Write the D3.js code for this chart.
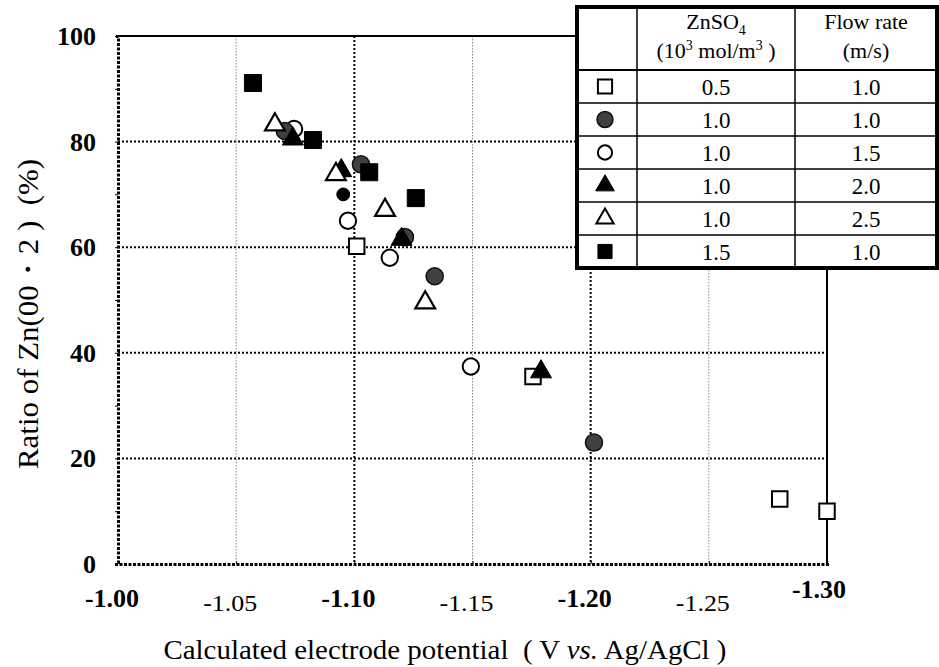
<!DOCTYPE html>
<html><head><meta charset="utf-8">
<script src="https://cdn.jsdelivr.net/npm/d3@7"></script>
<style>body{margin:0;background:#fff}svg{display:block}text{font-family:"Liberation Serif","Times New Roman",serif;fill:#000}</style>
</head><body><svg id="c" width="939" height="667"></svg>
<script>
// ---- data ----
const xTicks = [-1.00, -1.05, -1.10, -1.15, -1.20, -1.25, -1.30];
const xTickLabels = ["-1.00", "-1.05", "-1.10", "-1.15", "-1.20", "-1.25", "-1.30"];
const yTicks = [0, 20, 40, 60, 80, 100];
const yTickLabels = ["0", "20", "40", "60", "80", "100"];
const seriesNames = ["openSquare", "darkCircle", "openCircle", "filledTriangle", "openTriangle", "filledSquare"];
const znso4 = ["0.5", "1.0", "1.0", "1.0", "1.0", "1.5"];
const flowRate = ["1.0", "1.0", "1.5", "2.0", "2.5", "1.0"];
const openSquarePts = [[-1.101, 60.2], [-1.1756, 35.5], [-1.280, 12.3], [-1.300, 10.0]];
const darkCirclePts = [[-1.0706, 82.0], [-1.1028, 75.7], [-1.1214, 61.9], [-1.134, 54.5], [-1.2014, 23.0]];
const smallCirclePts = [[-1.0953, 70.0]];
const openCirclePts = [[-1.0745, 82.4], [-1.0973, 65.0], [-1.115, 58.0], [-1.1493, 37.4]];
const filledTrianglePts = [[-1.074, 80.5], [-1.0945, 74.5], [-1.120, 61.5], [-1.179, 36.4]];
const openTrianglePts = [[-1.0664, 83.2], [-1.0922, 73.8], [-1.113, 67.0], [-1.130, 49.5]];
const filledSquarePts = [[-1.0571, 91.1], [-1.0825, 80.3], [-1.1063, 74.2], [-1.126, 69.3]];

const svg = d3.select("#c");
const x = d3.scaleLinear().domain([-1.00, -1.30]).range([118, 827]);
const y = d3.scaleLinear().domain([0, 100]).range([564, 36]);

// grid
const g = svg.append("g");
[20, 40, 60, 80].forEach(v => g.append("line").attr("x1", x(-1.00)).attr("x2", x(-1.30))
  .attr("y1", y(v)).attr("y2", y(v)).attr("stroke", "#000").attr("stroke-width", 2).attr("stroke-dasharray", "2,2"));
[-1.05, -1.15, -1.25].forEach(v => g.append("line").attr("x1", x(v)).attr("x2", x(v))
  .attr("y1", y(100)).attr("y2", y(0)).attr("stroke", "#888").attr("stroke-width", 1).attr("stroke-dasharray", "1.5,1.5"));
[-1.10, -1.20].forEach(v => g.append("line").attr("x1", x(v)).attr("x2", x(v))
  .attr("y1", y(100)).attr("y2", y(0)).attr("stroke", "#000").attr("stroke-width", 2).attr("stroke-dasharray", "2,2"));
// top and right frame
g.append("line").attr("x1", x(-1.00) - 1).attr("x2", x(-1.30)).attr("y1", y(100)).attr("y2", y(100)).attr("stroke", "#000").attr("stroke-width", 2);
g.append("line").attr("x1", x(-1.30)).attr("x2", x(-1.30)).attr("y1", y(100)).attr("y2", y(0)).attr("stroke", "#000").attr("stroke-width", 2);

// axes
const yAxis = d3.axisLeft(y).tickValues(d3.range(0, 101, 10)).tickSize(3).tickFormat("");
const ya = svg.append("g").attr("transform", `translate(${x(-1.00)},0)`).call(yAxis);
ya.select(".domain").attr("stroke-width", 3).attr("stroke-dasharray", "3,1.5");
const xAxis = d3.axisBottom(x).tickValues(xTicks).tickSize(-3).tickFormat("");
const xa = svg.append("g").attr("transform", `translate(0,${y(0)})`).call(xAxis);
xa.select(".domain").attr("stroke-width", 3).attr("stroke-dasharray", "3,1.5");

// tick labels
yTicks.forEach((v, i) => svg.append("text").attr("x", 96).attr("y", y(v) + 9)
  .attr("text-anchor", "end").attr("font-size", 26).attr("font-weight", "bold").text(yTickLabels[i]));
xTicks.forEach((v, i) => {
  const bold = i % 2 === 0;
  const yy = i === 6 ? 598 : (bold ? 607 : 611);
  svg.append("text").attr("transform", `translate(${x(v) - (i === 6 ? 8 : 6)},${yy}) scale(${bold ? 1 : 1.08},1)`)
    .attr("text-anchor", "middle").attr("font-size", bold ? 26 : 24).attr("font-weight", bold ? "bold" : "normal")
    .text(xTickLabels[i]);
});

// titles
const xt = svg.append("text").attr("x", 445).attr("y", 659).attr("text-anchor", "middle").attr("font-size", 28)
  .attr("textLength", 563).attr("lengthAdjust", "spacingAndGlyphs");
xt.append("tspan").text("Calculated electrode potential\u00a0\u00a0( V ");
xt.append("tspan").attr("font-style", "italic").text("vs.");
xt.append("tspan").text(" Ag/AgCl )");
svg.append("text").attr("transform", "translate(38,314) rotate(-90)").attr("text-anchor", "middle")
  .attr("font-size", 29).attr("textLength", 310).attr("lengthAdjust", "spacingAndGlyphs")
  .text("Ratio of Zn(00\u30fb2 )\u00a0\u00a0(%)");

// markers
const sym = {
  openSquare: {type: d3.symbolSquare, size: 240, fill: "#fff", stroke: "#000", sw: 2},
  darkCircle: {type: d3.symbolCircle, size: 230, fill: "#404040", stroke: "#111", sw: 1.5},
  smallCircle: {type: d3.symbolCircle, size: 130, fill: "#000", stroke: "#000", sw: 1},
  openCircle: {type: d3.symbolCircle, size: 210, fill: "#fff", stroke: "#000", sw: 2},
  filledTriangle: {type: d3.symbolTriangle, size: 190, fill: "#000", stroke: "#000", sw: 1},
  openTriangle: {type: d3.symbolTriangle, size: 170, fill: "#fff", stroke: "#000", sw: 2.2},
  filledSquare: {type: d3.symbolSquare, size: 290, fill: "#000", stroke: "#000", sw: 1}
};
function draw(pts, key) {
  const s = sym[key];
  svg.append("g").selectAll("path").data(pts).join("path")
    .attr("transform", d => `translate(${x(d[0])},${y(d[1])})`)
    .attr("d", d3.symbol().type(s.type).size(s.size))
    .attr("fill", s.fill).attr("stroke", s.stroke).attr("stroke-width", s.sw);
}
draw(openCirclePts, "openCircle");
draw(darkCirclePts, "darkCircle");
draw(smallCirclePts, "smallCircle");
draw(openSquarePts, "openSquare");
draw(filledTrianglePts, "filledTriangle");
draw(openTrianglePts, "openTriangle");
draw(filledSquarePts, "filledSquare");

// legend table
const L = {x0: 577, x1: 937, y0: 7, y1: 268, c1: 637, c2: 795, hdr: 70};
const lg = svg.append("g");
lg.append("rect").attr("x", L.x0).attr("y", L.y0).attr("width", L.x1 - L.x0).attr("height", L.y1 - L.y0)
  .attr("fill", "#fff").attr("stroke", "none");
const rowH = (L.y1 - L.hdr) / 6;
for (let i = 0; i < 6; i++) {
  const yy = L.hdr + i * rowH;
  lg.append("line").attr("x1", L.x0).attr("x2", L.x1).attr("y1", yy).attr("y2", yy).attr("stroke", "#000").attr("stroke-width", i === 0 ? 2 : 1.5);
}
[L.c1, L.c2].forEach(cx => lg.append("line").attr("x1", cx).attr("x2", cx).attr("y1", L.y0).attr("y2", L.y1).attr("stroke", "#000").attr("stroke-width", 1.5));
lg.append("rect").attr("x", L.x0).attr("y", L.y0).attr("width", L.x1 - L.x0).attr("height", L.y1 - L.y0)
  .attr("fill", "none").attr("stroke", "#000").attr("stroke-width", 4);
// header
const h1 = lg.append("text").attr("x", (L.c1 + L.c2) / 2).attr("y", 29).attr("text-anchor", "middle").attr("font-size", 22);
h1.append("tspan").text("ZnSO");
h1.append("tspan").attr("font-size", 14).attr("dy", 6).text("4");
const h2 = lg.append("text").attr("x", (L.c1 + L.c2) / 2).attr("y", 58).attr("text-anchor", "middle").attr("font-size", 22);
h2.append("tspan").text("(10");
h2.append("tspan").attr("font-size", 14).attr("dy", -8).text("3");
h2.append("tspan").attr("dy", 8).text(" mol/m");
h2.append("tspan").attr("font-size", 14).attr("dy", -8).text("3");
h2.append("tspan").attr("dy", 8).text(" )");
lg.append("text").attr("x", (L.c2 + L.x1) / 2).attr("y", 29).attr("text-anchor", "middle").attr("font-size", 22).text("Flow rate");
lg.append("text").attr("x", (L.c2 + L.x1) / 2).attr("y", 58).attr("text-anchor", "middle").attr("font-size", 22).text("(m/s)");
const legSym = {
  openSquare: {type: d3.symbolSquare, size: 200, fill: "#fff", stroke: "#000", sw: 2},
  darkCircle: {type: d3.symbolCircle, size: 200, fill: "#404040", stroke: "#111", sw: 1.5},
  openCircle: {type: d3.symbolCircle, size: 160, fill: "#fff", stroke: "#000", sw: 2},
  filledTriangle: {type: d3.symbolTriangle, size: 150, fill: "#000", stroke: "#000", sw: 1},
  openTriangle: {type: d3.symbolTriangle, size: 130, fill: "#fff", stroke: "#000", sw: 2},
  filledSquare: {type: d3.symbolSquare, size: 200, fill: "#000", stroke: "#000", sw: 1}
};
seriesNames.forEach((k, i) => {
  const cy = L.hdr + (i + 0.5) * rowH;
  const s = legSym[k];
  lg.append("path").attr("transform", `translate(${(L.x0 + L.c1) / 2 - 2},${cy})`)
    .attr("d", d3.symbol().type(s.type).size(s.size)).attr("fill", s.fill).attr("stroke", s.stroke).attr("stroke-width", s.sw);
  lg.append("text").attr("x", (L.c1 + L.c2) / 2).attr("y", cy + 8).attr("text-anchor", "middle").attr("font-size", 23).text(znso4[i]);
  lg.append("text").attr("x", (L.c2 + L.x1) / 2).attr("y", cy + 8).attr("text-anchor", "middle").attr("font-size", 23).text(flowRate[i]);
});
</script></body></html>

### Exercise
Go from the first line of the listing to the line holding "const y = d3.scaleLinear().domain([0, 100]).range([564, 36]);" and, please, transcribe those lines exactly, both included, with no pictures.

### Correct result
Write the D3.js code for this chart.
<!DOCTYPE html>
<html><head><meta charset="utf-8">
<script src="https://cdn.jsdelivr.net/npm/d3@7"></script>
<style>body{margin:0;background:#fff}svg{display:block}text{font-family:"Liberation Serif","Times New Roman",serif;fill:#000}</style>
</head><body><svg id="c" width="939" height="667"></svg>
<script>
// ---- data ----
const xTicks = [-1.00, -1.05, -1.10, -1.15, -1.20, -1.25, -1.30];
const xTickLabels = ["-1.00", "-1.05", "-1.10", "-1.15", "-1.20", "-1.25", "-1.30"];
const yTicks = [0, 20, 40, 60, 80, 100];
const yTickLabels = ["0", "20", "40", "60", "80", "100"];
const seriesNames = ["openSquare", "darkCircle", "openCircle", "filledTriangle", "openTriangle", "filledSquare"];
const znso4 = ["0.5", "1.0", "1.0", "1.0", "1.0", "1.5"];
const flowRate = ["1.0", "1.0", "1.5", "2.0", "2.5", "1.0"];
const openSquarePts = [[-1.101, 60.2], [-1.1756, 35.5], [-1.280, 12.3], [-1.300, 10.0]];
const darkCirclePts = [[-1.0706, 82.0], [-1.1028, 75.7], [-1.1214, 61.9], [-1.134, 54.5], [-1.2014, 23.0]];
const smallCirclePts = [[-1.0953, 70.0]];
const openCirclePts = [[-1.0745, 82.4], [-1.0973, 65.0], [-1.115, 58.0], [-1.1493, 37.4]];
const filledTrianglePts = [[-1.074, 80.5], [-1.0945, 74.5], [-1.120, 61.5], [-1.179, 36.4]];
const openTrianglePts = [[-1.0664, 83.2], [-1.0922, 73.8], [-1.113, 67.0], [-1.130, 49.5]];
const filledSquarePts = [[-1.0571, 91.1], [-1.0825, 80.3], [-1.1063, 74.2], [-1.126, 69.3]];

const svg = d3.select("#c");
const x = d3.scaleLinear().domain([-1.00, -1.30]).range([118, 827]);
const y = d3.scaleLinear().domain([0, 100]).range([564, 36]);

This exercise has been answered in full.